Grandma Green was almost certainly my first Sunday school teacher at Trinity A.M.E. Zion Church, only a couple of short blocks from our home. She had a certain refinement and bearing. While my maternal grandmother would nag me, this grandma gave me the parameters she expected, and I pretty much did it.
It’s rather like some Bill Cosby routine. Grandma Williams was Cos’ mom, “Go to bed, because it’s important for…blah, blah.” Grandma Green was like Cos’ dad: “Go to bed.” OK, grandma.

Of course, I visited her and Pop (my grandfather) virtually every day. One time when I was three, I fell down the flight of stairs from their dwelling to mine.

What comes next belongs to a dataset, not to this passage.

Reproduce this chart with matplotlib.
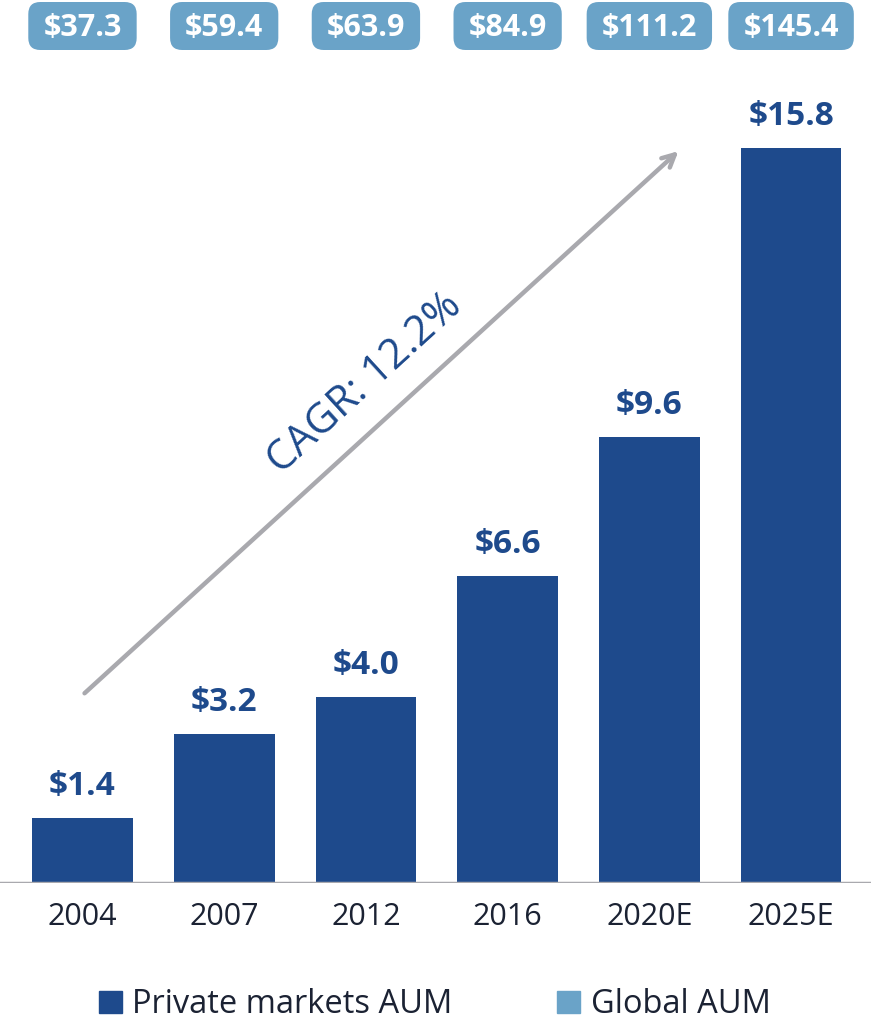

To this day, the hair will grow on an area of chin, just below my lower lip. (Also odd: two of my co-workers fell down flights of steps when THEY were three.)

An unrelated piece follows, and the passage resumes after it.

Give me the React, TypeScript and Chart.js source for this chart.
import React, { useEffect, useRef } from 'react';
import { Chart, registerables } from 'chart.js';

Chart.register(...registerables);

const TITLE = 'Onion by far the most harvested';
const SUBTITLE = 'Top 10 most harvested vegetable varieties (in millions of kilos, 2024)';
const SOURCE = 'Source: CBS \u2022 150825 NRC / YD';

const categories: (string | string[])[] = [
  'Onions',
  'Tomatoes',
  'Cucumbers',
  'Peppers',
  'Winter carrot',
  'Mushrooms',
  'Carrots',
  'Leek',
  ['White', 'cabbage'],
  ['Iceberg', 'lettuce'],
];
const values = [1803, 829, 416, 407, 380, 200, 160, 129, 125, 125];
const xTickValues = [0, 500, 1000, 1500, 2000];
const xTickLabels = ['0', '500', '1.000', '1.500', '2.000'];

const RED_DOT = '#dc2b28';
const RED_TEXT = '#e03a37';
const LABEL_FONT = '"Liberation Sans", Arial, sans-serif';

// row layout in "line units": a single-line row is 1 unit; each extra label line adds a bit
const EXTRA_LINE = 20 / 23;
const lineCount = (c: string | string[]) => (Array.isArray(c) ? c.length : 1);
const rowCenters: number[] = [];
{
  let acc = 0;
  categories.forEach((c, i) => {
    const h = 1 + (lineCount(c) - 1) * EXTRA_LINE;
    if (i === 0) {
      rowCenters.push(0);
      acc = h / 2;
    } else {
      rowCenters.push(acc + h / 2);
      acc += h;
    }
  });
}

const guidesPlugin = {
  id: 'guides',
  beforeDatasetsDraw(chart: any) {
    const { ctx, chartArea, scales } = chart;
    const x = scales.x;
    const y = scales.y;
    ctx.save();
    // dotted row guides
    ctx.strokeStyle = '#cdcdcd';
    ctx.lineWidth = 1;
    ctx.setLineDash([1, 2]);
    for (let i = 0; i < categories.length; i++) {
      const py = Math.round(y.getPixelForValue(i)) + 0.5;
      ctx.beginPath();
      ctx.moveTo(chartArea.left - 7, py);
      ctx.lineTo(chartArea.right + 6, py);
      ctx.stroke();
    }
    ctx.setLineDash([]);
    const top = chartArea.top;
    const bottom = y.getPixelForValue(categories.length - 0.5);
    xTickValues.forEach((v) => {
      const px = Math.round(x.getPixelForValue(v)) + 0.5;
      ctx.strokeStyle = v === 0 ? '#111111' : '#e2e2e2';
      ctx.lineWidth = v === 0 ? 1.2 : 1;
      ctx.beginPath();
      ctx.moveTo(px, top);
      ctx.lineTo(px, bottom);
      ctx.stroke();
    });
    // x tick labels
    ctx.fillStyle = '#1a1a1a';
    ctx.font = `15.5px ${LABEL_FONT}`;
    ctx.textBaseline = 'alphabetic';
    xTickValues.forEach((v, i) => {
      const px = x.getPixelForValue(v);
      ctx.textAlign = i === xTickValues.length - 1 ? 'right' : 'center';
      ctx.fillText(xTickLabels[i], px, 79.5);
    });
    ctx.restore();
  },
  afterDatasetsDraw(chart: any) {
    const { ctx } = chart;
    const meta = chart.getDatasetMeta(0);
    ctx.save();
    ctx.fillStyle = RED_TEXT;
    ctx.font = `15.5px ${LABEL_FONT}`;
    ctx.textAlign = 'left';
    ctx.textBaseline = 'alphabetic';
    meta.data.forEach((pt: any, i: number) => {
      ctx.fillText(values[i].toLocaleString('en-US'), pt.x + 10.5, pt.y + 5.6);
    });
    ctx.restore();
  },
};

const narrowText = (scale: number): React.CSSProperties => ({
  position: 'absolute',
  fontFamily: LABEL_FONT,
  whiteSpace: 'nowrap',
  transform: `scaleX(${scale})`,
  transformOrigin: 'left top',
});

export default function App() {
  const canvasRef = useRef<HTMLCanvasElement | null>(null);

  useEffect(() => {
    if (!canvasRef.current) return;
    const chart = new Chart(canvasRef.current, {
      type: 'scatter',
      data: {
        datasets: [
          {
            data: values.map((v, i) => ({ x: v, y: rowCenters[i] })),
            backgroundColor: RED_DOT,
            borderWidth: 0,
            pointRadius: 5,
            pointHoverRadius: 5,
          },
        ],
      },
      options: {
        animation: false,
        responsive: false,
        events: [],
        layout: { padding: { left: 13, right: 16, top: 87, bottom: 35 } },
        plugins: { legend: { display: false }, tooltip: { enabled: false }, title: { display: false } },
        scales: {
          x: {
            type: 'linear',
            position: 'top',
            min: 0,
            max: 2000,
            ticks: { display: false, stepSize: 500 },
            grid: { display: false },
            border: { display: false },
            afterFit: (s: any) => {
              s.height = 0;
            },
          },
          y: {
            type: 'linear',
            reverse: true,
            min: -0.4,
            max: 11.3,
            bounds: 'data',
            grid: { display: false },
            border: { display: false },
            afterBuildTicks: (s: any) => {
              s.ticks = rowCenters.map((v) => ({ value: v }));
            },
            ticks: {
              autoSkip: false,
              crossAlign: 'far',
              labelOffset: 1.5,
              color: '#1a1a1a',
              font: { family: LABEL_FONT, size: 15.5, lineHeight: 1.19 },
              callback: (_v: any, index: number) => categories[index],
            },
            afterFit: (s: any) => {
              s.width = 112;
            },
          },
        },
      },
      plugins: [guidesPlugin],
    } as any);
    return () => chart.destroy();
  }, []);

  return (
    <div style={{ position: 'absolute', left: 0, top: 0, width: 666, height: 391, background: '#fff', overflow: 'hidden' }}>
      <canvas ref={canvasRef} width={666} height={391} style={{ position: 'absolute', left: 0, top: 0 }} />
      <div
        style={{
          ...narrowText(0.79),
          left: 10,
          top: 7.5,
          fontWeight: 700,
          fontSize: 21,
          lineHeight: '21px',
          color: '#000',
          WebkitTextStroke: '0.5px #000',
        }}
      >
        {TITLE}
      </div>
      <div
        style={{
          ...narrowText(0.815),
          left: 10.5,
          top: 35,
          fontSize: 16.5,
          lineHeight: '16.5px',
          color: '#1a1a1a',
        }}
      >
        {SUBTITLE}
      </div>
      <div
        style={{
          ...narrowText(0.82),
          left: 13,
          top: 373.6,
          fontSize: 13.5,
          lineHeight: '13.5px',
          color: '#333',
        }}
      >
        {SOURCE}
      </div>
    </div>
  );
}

She was the eldest child of some half dozen kids, and I recall when her father died; I was around 7, so it would have been about 1960. He was this little tyrant, even at his advanced age, and all of his kids were afraid of him, though he was nice to my father and to me.

Red threes

Her greatest contribution to my development was that, when I was six or seven, she taught me how to play the card game Canasta. It’s an arcane game, but I learned to love it. I then taught my great aunt, my mother’s Aunt Deana, how to play. I’ve been playing cards ever since, though the last time I played canasta was against my high school girlfriend’s father over four decades ago.


Then suddenly, at the age of 62, she died. I no longer know from what, though I assume now it was a heart attack. I remember going to the funeral, and the burial. What I don’t recall is ever going to her gravesite afterward, even though her husband and her son lived in the area.

Floral Park

In fact, I pretty much couldn’t remember precisely WHERE she was buried until my niece came across Paul R. at Find A Grave, who is “retired so I have time to walk through the cemeteries and take pictures. In mid-July 2010 I started a project to record as many memorials for the cemeteries in my county (Broome, NY) with pictures that I could.” He added this record on 10/29/2010. She’s buried in Floral Park Cemetery in Johnson City, the village adjacent to Binghamton, and within walking distance of the house that the family moved to in 1972.
Thanks, Paul R. You’ve cleared up part of a family mystery.

When I went to Binghamton in mid-July, my family went to Section M and found the headstone. It was next to a newly-dug grave of her sister-in-law, Jesse Walker, who had died a few days earlier. The SIL was known as “Earl’s Jesse”; my grandmother had a sister named Jesse Walker, and so their brother Earl’s wife got the odd appellation.